Try restarting the problematic PD node… restart it individually…

translator_bot · June 23, 2024, 4:05am

| username: TiDBer_o0MXVuK4 | Original post link

Are you suggesting restarting the problematic PD node? Should I restart the service or the machine?

translator_bot · June 23, 2024, 4:05am

| username: xfworld | Original post link

If it is not the leader node, you can restart the machine first, then restart the service.

tiup cluster restart <cluster-name> --node IP:PORT

translator_bot · June 23, 2024, 4:05am

| username: TiDBer_o0MXVuK4 | Original post link

For now: tiup cluster restart tidb-prod -N 10.0.6.42:2379 doesn’t work, so I’ll try restarting the machine.

translator_bot · June 23, 2024, 4:05am

| username: TiDBer_o0MXVuK4 | Original post link

After restarting the machine and then restarting the service, it still doesn’t work.
I can confirm that all services are running normally.

translator_bot · June 23, 2024, 4:05am

| username: xfworld | Original post link

Which node’s log are you referring to? Is there any abnormal information?

translator_bot · June 23, 2024, 4:05am

| username: xfworld | Original post link

Check the communication between these nodes…

translator_bot · June 23, 2024, 4:05am

| username: TiDBer_o0MXVuK4 | Original post link

It should have nothing to do with this error:

The previous bunch of errors occurred because during the startup phase, this PD was the first to start, and other processes hadn’t started yet.

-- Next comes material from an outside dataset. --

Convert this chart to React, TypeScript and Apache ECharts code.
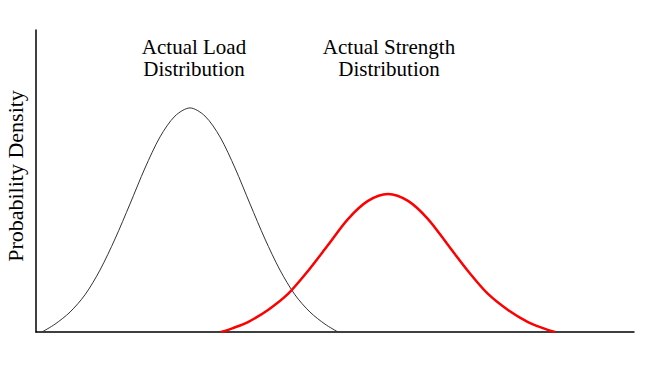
import React, { useEffect, useRef } from "react";
import * as echarts from "echarts";

// Load distribution (x position on stress/strength scale, probability density)
const loadX = [1.0, 3.18, 5.69, 8.19, 10.7, 13.21, 15.72, 18.23, 20.74, 23.24, 25.75, 28.26, 30.77, 33.28, 35.79, 38.29, 40.8, 43.31, 45.82, 48.33, 50.5];
const loadY = [0, 2.6, 6.6, 12.3, 20.5, 30.8, 42.4, 54.3, 64.6, 71.5, 74.2, 71.5, 64.6, 54.3, 42.4, 30.8, 20.5, 12.3, 6.6, 2.6, 0];

// Strength distribution
const strengthX = [30.94, 32.94, 35.45, 38.8, 42.14, 45.48, 48.83, 52.17, 55.52, 58.86, 62.21, 65.55, 68.9, 72.24, 75.59, 78.93, 82.27, 84.78, 86.79];
const strengthY = [0, 1.3, 3.3, 7.3, 12.6, 20.2, 28.8, 37.4, 43.4, 45.7, 43.4, 37.4, 28.8, 20.2, 12.6, 7.3, 3.3, 1.3, 0];

const loadLabel = "Actual Load\nDistribution";
const strengthLabel = "Actual Strength\nDistribution";
const yAxisLabel = "Probability Density";

const SERIF = '"Liberation Serif", "Times New Roman", serif';

export default function App() {
  const ref = useRef<HTMLDivElement>(null);

  useEffect(() => {
    if (!ref.current) return;
    const chart = echarts.init(ref.current, undefined, { renderer: "svg" });
    const option = {
      animation: false,
      backgroundColor: "#ffffff",
      grid: { left: 36, right: 16, top: 30, bottom: 40 },
      xAxis: {
        type: "value",
        min: 0,
        max: 100,
        axisLine: { show: true, lineStyle: { color: "#000", width: 1.5 } },
        axisTick: { show: false },
        axisLabel: { show: false },
        splitLine: { show: false },
      },
      yAxis: {
        type: "value",
        min: 0,
        max: 100,
        axisLine: { show: true, lineStyle: { color: "#000", width: 1.5 } },
        axisTick: { show: false },
        axisLabel: { show: false },
        splitLine: { show: false },
      },
      series: [
        {
          type: "line",
          name: "Actual Load Distribution",
          data: loadX.map((x, i) => [x, loadY[i]]),
          smooth: 0.3,
          symbol: "none",
          lineStyle: { color: "#333333", width: 1 },
          z: 2,
        },
        {
          type: "line",
          name: "Actual Strength Distribution",
          data: strengthX.map((x, i) => [x, strengthY[i]]),
          smooth: 0.3,
          symbol: "none",
          lineStyle: { color: "#ff0000", width: 2.5 },
          z: 3,
        },
      ],
      graphic: [
        {
          type: "text",
          x: 194,
          y: 36,
          style: {
            text: loadLabel,
            font: `21px ${SERIF}`,
            fill: "#000",
            textAlign: "center",
            textVerticalAlign: "top",
            lineHeight: 22,
          },
        },
        {
          type: "text",
          x: 389,
          y: 36,
          style: {
            text: strengthLabel,
            font: `21px ${SERIF}`,
            fill: "#000",
            textAlign: "center",
            textVerticalAlign: "top",
            lineHeight: 22,
          },
        },
        {
          type: "text",
          x: 15,
          y: 176,
          rotation: Math.PI / 2,
          style: {
            text: yAxisLabel,
            font: `22px ${SERIF}`,
            fill: "#000",
            textAlign: "center",
            textVerticalAlign: "middle",
          },
        },
      ],
    };
    chart.setOption(option);
    return () => chart.dispose();
  }, []);

  return (
    <div
      ref={ref}
      style={{ position: "fixed", left: 0, top: 0, width: 650, height: 372, background: "#fff" }}
    />
  );
}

It was just waiting for the next check, and there were no errors afterward.
The error below occurred after restarting when I accessed the UI again without logging in. It automatically redirected to the login page (I just logged out to the login page, then restarted the service, and logged in directly without encountering this error. The IP 185 is my local machine IP).

translator_bot · June 23, 2024, 4:05am

| username: TiDBer_o0MXVuK4 | Original post link

At present, it does not affect usage, it just looks uncomfortable and feels like a bug.

translator_bot · June 23, 2024, 4:05am

| username: qizheng | Original post link

You can check the cluster_hardware view for disk-related information.

translator_bot · June 23, 2024, 4:05am

| username: TiDBer_o0MXVuK4 | Original post link

I checked everything, and the disk information is normal.
I also used the browser’s developer tools to check the returned data, and the disk is also normal.
After a while, another node also had this issue, so I can confirm that the service is functioning normally.

{
    "host": "10.0.6.42",
    "cpu_info": {
        "arch": "amd64",
        "logical_cores": 32,
        "physical_cores": 32
    },
    "cpu_usage": {
        "idle": 0.96,
        "system": 0
    },
    "memory_usage": {
        "used": 30730096640,
        "total": 101191753728
    },
    "partitions": {
        "/boot": {
            "path": "/boot",
            "fstype": "ext4",
            "free": 324261888,
            "total": 499337216
        },
        "/data": {
            "path": "/data",
            "fstype": "ext4",
            "free": 766832631808,
            "total": 951061880832
        },
        "/var/lib/docker/containers": {
            "path": "/var/lib/docker/containers",
            "fstype": "ext4",
            "free": 61470498816,
            "total": 88122449920
        }
    },
    "instances": {
        "10.0.6.42:2379": {
            "type": "pd",
            "partition_path_lower": ""
        }
    }
}

translator_bot · June 23, 2024, 4:05am

| username: Minorli-PingCAP | Original post link

Hello, there are currently no clear logs available for this issue. Based on the description, it seems to be related to a dashboard collection problem. It is recommended to collect the check information of tiup cluster to see if the OS configuration is suboptimal.